Now the county is ready to crack down on those false alarm offenders.

So far this year, police have responded to more than 14,000 alarm calls. Of those, only about 130 were actual break-ins. All the rest were false alarms. County officials are ready to make people fix their faulty alarm systems or pay a fine.

Here's the problem. The wind rattles a door open slightly at a home or business. That triggers an overly-sensitive alarm system. Police respond to check it out and discover it's not a break-in, it's a false alarm.

And that, says Horry County Public Safety Director Paul Whitten, is a waste of a police officer's time. "It takes an officer out of sector. It takes him out of service so he can't respond to other crimes that might be occurring."

The county already has an ordinance to fine people who have repeat false alarms at the same location. But to enforce the law, the county would have to hire more staff to send out letters and collect the fines.

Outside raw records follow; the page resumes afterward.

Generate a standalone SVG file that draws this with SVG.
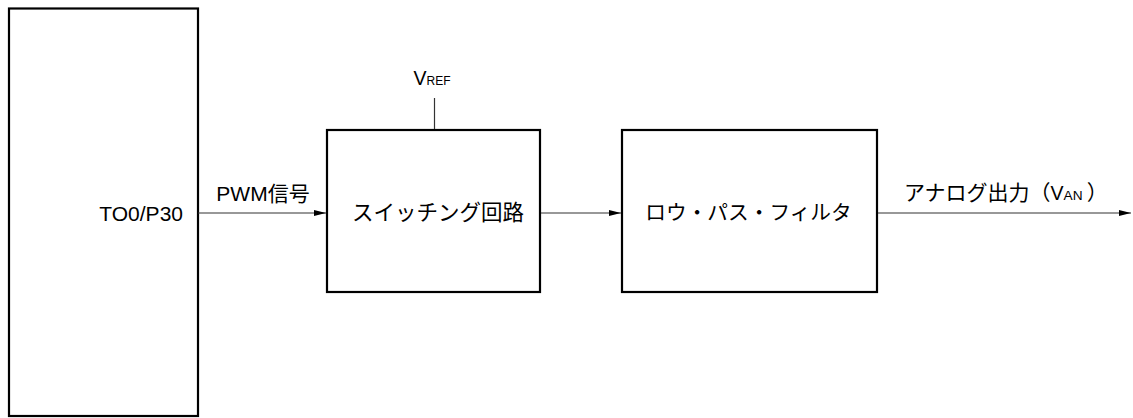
<svg xmlns="http://www.w3.org/2000/svg" width="1133" height="418" viewBox="0 0 1133 418">
<style>
.box{fill:#fff;stroke:#000;stroke-width:2.2}
.con{stroke:#333;stroke-width:1.2;fill:none}
text{font-family:"Liberation Sans","Noto Sans CJK JP",sans-serif;fill:#000;font-size:21px}
.big{font-size:19.5px}
.small{font-size:13.5px}
</style>
<defs>
<marker id="arr" markerUnits="userSpaceOnUse" markerWidth="13" markerHeight="7" refX="12" refY="3" orient="auto">
<path d="M0,0 L12,3 L0,6 z" fill="#000"/>
</marker>
</defs>
<g id="mcu">
<rect class="box" x="9" y="8.5" width="189" height="407.5"/>
<text x="183" y="221" text-anchor="end">TO0/P30</text>
</g>
<g id="switch">
<rect class="box" x="327" y="130" width="213" height="162"/>
<text x="438" y="220" text-anchor="middle" style="font-size:21.5px">スイッチング回路</text>
</g>
<g id="filter">
<rect class="box" x="622" y="130" width="255" height="162"/>
<text x="748.5" y="220" text-anchor="middle" style="font-size:20.7px">ロウ・パス・フィルタ</text>
</g>
<g id="vref">
<text x="413.5" y="85"><tspan class="big">V</tspan><tspan style="font-size:12px">REF</tspan></text>
</g>
<g id="connectors">
<line class="con" x1="198" y1="213" x2="326" y2="213" marker-end="url(#arr)"/>
<line class="con" x1="541" y1="213" x2="621" y2="213" marker-end="url(#arr)"/>
<line class="con" x1="878" y1="213" x2="1131" y2="213" marker-end="url(#arr)"/>
<line class="con" x1="434.5" y1="98" x2="434.5" y2="129"/>
<text x="263" y="201" text-anchor="middle">PWM信号</text>
<text x="904" y="200">アナログ出力（<tspan class="big">V</tspan><tspan style="font-size:13.7px">AN</tspan><tspan dx="4">）</tspan></text>
</g>
</svg>
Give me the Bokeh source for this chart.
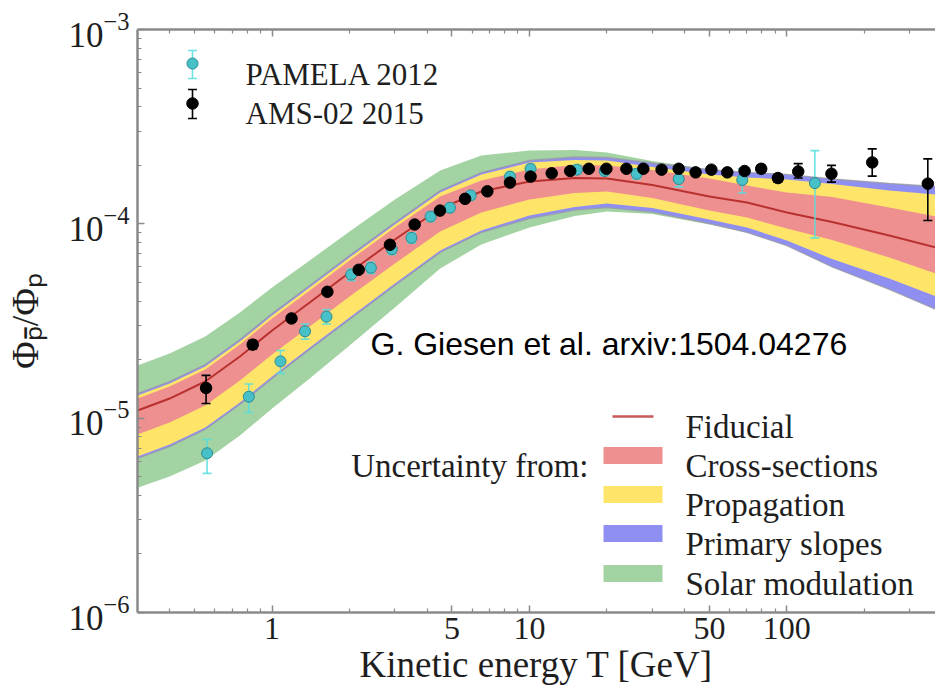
import math
from bokeh.plotting import figure
from bokeh.models import (ColumnDataSource, Label, FixedTicker, LogAxis,
                          CustomJSTickFormatter, LogTickFormatter, Range1d)
from bokeh.embed import file_html
from bokeh.resources import INLINE

# ---------------- data ----------------
# AMS-02 2015 antiproton / proton ratio
ams_T = [0.554, 0.841, 1.19, 1.64, 2.17, 2.87, 3.58, 4.49, 5.62, 6.86, 8.40, 10.1, 12.2,
         14.4, 17.0, 19.9, 23.8, 27.7, 32.6, 38.0, 44.2, 50.9, 58.7, 68.5, 79.5, 92.3,
         110.7, 149.0, 214.6, 352.9]
ams_R = [1.43e-5, 2.39e-5, 3.26e-5, 4.47e-5, 5.80e-5, 7.80e-5, 9.92e-5, 1.17e-4, 1.345e-4,
         1.47e-4, 1.63e-4, 1.75e-4, 1.82e-4, 1.87e-4, 1.92e-4, 1.92e-4, 1.92e-4, 1.92e-4,
         1.90e-4, 1.92e-4, 1.84e-4, 1.90e-4, 1.84e-4, 1.87e-4, 1.92e-4, 1.72e-4, 1.86e-4,
         1.81e-4, 2.07e-4, 1.61e-4]
ams_lo = [1.19e-5, 2.27e-5, 3.12e-5, 4.30e-5, 5.60e-5, 7.55e-5, 9.62e-5, 1.135e-4, 1.31e-4,
          1.43e-4, 1.59e-4, 1.71e-4, 1.78e-4, 1.83e-4, 1.88e-4, 1.88e-4, 1.88e-4, 1.88e-4,
          1.86e-4, 1.87e-4, 1.79e-4, 1.84e-4, 1.78e-4, 1.80e-4, 1.84e-4, 1.64e-4, 1.72e-4,
          1.64e-4, 1.76e-4, 1.04e-4]
ams_hi = [1.66e-5, 2.51e-5, 3.40e-5, 4.64e-5, 6.00e-5, 8.05e-5, 1.02e-4, 1.205e-4, 1.38e-4,
          1.51e-4, 1.67e-4, 1.79e-4, 1.86e-4, 1.91e-4, 1.96e-4, 1.96e-4, 1.96e-4, 1.96e-4,
          1.94e-4, 1.97e-4, 1.89e-4, 1.96e-4, 1.90e-4, 1.94e-4, 2.00e-4, 1.80e-4, 2.04e-4,
          2.00e-4, 2.43e-4, 2.16e-4]

# PAMELA 2012 antiproton / proton ratio
pam_T = [0.559, 0.812, 1.078, 1.343, 1.627, 2.03, 2.42, 2.92, 3.48, 4.13, 4.91, 5.91, 8.4,
         10.1, 15.3, 19.6, 26.1, 38.0, 67.1, 128.5]
pam_R = [6.6e-6, 1.29e-5, 1.96e-5, 2.80e-5, 3.33e-5, 5.48e-5, 5.94e-5, 7.40e-5, 8.47e-5,
         1.09e-4, 1.21e-4, 1.40e-4, 1.75e-4, 1.92e-4, 1.90e-4, 1.87e-4, 1.81e-4, 1.70e-4,
         1.68e-4, 1.62e-4]
pam_lo = [5.2e-6, 1.07e-5, 1.70e-5, 2.55e-5, 3.05e-5, 5.10e-5, 5.55e-5, 6.95e-5, 7.95e-5,
          1.03e-4, 1.15e-4, 1.33e-4, 1.66e-4, 1.82e-4, 1.80e-4, 1.77e-4, 1.70e-4, 1.55e-4,
          1.44e-4, 8.47e-5]
pam_hi = [7.76e-6, 1.50e-5, 2.23e-5, 3.05e-5, 3.62e-5, 5.85e-5, 6.35e-5, 7.85e-5, 9.00e-5,
          1.15e-4, 1.27e-4, 1.47e-4, 1.84e-4, 2.02e-4, 2.00e-4, 1.97e-4, 1.92e-4, 1.85e-4,
          1.92e-4, 2.38e-4]

# Model: fiducial curve and uncertainty envelopes
band_T = [0.3, 0.4, 0.55, 0.75, 1.0, 1.4, 2.0, 3.0, 4.5, 6.5, 10, 15, 20, 30, 50, 70,
          100, 150, 250, 380]
fiducial = [1.095e-5, 1.262e-5, 1.544e-5, 2.076e-5, 2.825e-5, 3.937e-5, 5.618e-5, 8.306e-5,
            1.199e-4, 1.467e-4, 1.651e-4, 1.721e-4, 1.711e-4, 1.584e-4, 1.382e-4, 1.288e-4,
            1.144e-4, 1.022e-4, 8.71e-5, 7.55e-5]
xsec_hi = [1.263e-5, 1.455e-5, 1.780e-5, 2.394e-5, 3.257e-5, 4.539e-5, 6.478e-5, 9.577e-5,
           1.382e-4, 1.671e-4, 1.904e-4, 2.008e-4, 1.997e-4, 1.891e-4, 1.711e-4, 1.575e-4,
           1.449e-4, 1.375e-4, 1.213e-4, 1.090e-4]
xsec_lo = [8.23e-6, 9.49e-6, 1.161e-5, 1.561e-5, 2.124e-5, 2.961e-5, 4.225e-5, 6.246e-5,
           9.12e-5, 1.144e-4, 1.334e-4, 1.440e-4, 1.466e-4, 1.357e-4, 1.171e-4, 1.078e-4,
           9.46e-5, 8.26e-5, 6.71e-5, 5.55e-5]
prop_hi = [1.307e-5, 1.507e-5, 1.844e-5, 2.479e-5, 3.373e-5, 4.701e-5, 6.708e-5, 9.917e-5,
           1.450e-4, 1.794e-4, 2.067e-4, 2.131e-4, 2.118e-4, 1.961e-4, 1.794e-4, 1.732e-4,
           1.692e-4, 1.604e-4, 1.484e-4, 1.415e-4]
prop_lo = [6.35e-6, 7.32e-6, 8.96e-6, 1.204e-5, 1.639e-5, 2.311e-5, 3.298e-5, 4.934e-5,
           7.29e-5, 9.24e-5, 1.103e-4, 1.220e-4, 1.271e-4, 1.205e-4, 1.052e-4, 9.57e-5,
           8.21e-5, 6.59e-5, 5.23e-5, 4.23e-5]
slope_hi = [1.339e-5, 1.543e-5, 1.888e-5, 2.539e-5, 3.455e-5, 4.815e-5, 6.871e-5, 1.016e-4,
            1.484e-4, 1.837e-4, 2.118e-4, 2.208e-4, 2.195e-4, 2.056e-4, 1.903e-4, 1.838e-4,
            1.795e-4, 1.701e-4, 1.613e-4, 1.555e-4]
slope_lo = [6.20e-6, 7.14e-6, 8.74e-6, 1.175e-5, 1.599e-5, 2.256e-5, 3.219e-5, 4.817e-5,
            7.12e-5, 9.02e-5, 1.065e-4, 1.177e-4, 1.213e-4, 1.150e-4, 1.003e-4, 9.03e-5,
            7.73e-5, 6.00e-5, 4.60e-5, 3.62e-5]
solar_hi = [1.866e-5, 2.150e-5, 2.631e-5, 3.496e-5, 4.701e-5, 6.476e-5, 9.135e-5, 1.335e-4,
            1.881e-4, 2.247e-4, 2.384e-4, 2.397e-4, 2.329e-4, 2.105e-4, 1.903e-4, 1.838e-4,
            1.795e-4, 1.701e-4, 1.613e-4, 1.555e-4]
solar_lo = [4.39e-6, 5.01e-6, 6.05e-6, 8.14e-6, 1.122e-5, 1.598e-5, 2.365e-5, 3.713e-5,
            5.89e-5, 7.83e-5, 9.58e-5, 1.098e-4, 1.157e-4, 1.123e-4, 9.92e-5, 9.03e-5,
            7.73e-5, 6.00e-5, 4.60e-5, 3.62e-5]

x_major = [1, 5, 10, 50, 100]
x_minor = [0.4, 0.5, 0.6, 0.7, 0.8, 0.9, 2, 3, 4, 6, 7, 8, 9, 20, 30, 40, 60, 70, 80, 90,
           200, 300]
y_major = [1e-6, 1e-5, 1e-4, 1e-3]
y_minor = [k * 10.0 ** e for e in (-6, -5, -4) for k in range(2, 10)]

# ---------------- styling ----------------
GREEN = "#a3d3a3"
BLUE = "#8f8ff2"
YELLOW = "#ffe46a"
RED = "#ef9090"
EDGE = "#9a9aa8"
FID = "#b8312f"
CYAN = "#48c0c8"
CYAN_EDGE = "#2c8a90"
CYAN_BAR = "#55dede"
SERIF = "Liberation Serif"
TXT = "#1e1e1e"
AX = "#8a8a8a"

W, H = 935, 693
FL, FR, FT, FB = 137, 935, 29, 612          # plot frame in canvas pixels
X_START, X_END = 0.3, 378.0
Y_START, Y_END = 1e-6, 1e-3

LX0, LX1 = math.log10(X_START), math.log10(X_END)
LY0, LY1 = math.log10(Y_START), math.log10(Y_END)


def dx(sx):
    """canvas x pixel -> data x"""
    return 10 ** (LX0 + (sx - FL) / (FR - FL) * (LX1 - LX0))


def dy(sy):
    """canvas y pixel (from top) -> data y"""
    return 10 ** (LY1 - (sy - FT) / (FB - FT) * (LY1 - LY0))


p = figure(width=W, height=H, x_axis_type="log", y_axis_type="log",
           x_range=Range1d(X_START, X_END), y_range=Range1d(Y_START, Y_END),
           output_backend="svg", toolbar_location=None,
           min_border_left=FL, min_border_right=W - FR,
           min_border_top=FT, min_border_bottom=H - FB)
p.outline_line_color = None
p.xgrid.visible = False
p.ygrid.visible = False
p.background_fill_color = "white"
p.border_fill_color = "white"


def style_axis(ax, size):
    ax.axis_line_color = AX
    ax.axis_line_width = 2.5
    ax.major_tick_line_color = AX
    ax.major_tick_line_width = 1.5
    ax.minor_tick_line_color = AX
    ax.minor_tick_line_width = 1.2
    ax.major_tick_in = 7
    ax.major_tick_out = 0
    ax.minor_tick_in = 4
    ax.minor_tick_out = 0
    ax.major_label_text_font = SERIF
    ax.major_label_text_font_size = size
    ax.major_label_text_color = TXT
    ax.axis_label_text_font = SERIF
    ax.axis_label_text_font_style = "normal"
    ax.axis_label_text_color = TXT


xticker = FixedTicker(ticks=x_major, minor_ticks=x_minor)
yticker = FixedTicker(ticks=y_major, minor_ticks=y_minor)

xax = p.xaxis[0]
yax = p.yaxis[0]
xax.ticker = xticker
xax.formatter = CustomJSTickFormatter(code="return tick.toString()")
yax.ticker = yticker
yax.formatter = LogTickFormatter()
style_axis(xax, "32px")
style_axis(yax, "35px")
xax.major_label_standoff = 5
yax.major_label_standoff = 8

xax.axis_label = "Kinetic energy T [GeV]"
xax.axis_label_text_font_size = "37px"
xax.axis_label_standoff = 2

yax.axis_label = "Φ\u209a\u0304/Φ\u209a"
yax.axis_label_text_font_size = "38px"
yax.axis_label_standoff = 19

top = LogAxis(ticker=xticker, formatter=CustomJSTickFormatter(code="return ''"))
style_axis(top, "1px")
top.major_label_standoff = 0
p.add_layout(top, "above")

# ---------------- uncertainty bands ----------------
bands = ColumnDataSource(dict(T=band_T, fid=fiducial, xs_lo=xsec_lo, xs_hi=xsec_hi,
                              pr_lo=prop_lo, pr_hi=prop_hi, sl_lo=slope_lo, sl_hi=slope_hi,
                              so_lo=solar_lo, so_hi=solar_hi))
p.varea(x="T", y1="so_lo", y2="so_hi", fill_color=GREEN, source=bands)
p.varea(x="T", y1="sl_lo", y2="sl_hi", fill_color=BLUE, source=bands)
p.varea(x="T", y1="pr_lo", y2="pr_hi", fill_color=YELLOW, source=bands)
p.varea(x="T", y1="xs_lo", y2="xs_hi", fill_color=RED, source=bands)
for col in ("sl_lo", "sl_hi"):
    p.line(x="T", y=col, line_color=EDGE, line_width=1.3, line_alpha=0.8, source=bands)
p.line(x="T", y="fid", line_color=FID, line_width=2, source=bands)

# ---------------- data points ----------------
pam = ColumnDataSource(dict(T=pam_T, R=pam_R, lo=pam_lo, hi=pam_hi))
ams = ColumnDataSource(dict(T=ams_T, R=ams_R, lo=ams_lo, hi=ams_hi))


def errorbars(src, color, alpha=1.0):
    p.segment(x0="T", y0="lo", x1="T", y1="hi", line_color=color, line_width=1.6,
              line_alpha=alpha, source=src)
    for col in ("lo", "hi"):
        p.scatter(x="T", y=col, marker="dash", size=9, line_color=color, line_width=1.6,
                  line_alpha=alpha, source=src)


errorbars(pam, CYAN_BAR, 0.85)
p.scatter(x="T", y="R", size=11, fill_color=CYAN, line_color=CYAN_EDGE, line_width=1,
          source=pam)
errorbars(ams, "black")
p.scatter(x="T", y="R", size=11.5, fill_color="black", line_color="black", source=ams)


# ---------------- texts ----------------
def label(text, sx, sy, size, align="left", baseline="alphabetic", font=SERIF,
          color=TXT):
    p.add_layout(Label(x=dx(sx), y=dy(sy), text=text, text_font=font,
                       text_font_size=f"{size}px", text_align=align,
                       text_baseline=baseline, text_color=color))


# data legend (top left)
key = dict(T=[dx(192), dx(192)], R=[dy(63), dy(103)],
           lo=[dy(78), dy(118)], hi=[dy(50), dy(89)])
kp = ColumnDataSource({k: v[:1] for k, v in key.items()})
ka = ColumnDataSource({k: v[1:] for k, v in key.items()})
errorbars(kp, CYAN_BAR, 0.85)
p.scatter(x="T", y="R", size=11, fill_color=CYAN, line_color=CYAN_EDGE, source=kp)
errorbars(ka, "black")
p.scatter(x="T", y="R", size=11.5, fill_color="black", line_color="black", source=ka)
label("PAMELA 2012", 245, 74, 31)
label("AMS-02 2015", 245, 113, 31)

# model legend (bottom right)
p.line(x=[dx(612), dx(653)], y=[dy(416), dy(416)], line_color=FID, line_width=2.5,
       line_alpha=0.8)
label("Fiducial", 685, 426, 33)
label("Uncertainty from:", 588, 465, 33, align="right")
for name, color, sy in (("Cross-sections", RED, 455), ("Propagation", YELLOW, 494),
                        ("Primary slopes", BLUE, 533), ("Solar modulation", GREEN, 573)):
    p.quad(left=[dx(603)], right=[dx(662)], top=[dy(sy - 8.5)], bottom=[dy(sy + 8.5)],
           fill_color=color, line_color=None)
    label(name, 685, sy + 10, 33)

label("G. Giesen et al. arxiv:1504.04276", 370, 343, 32, font="Liberation Sans",
      color="black")

open("out.html", "w").write(file_html(p, INLINE))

But Whitten told the county's Public Safety Committee that Horry County could outsource that job to a for-profit vendor to take care of the paperwork and share the proceeds of the fines with the county. It could add up to $100,000 in revenue for the county in the first year, but Whitten says making money from fines isn't the point. "I hope it goes down significantly because that means that our officers aren't responding. Our firefighters aren't responding to false calls and I think everybody understands that's the goal."

Whitten says some homeowners and businesses send out 50 or more false alarms per year and right now, they have no incentive to do anything about it. But a $150 fine after the third false alarm might get their attention.

Whitten says communities that have used this system have seen a 50 to 60 percent drop in false alarms in just the first year.

The proposal will come up before the Horry County Council in January.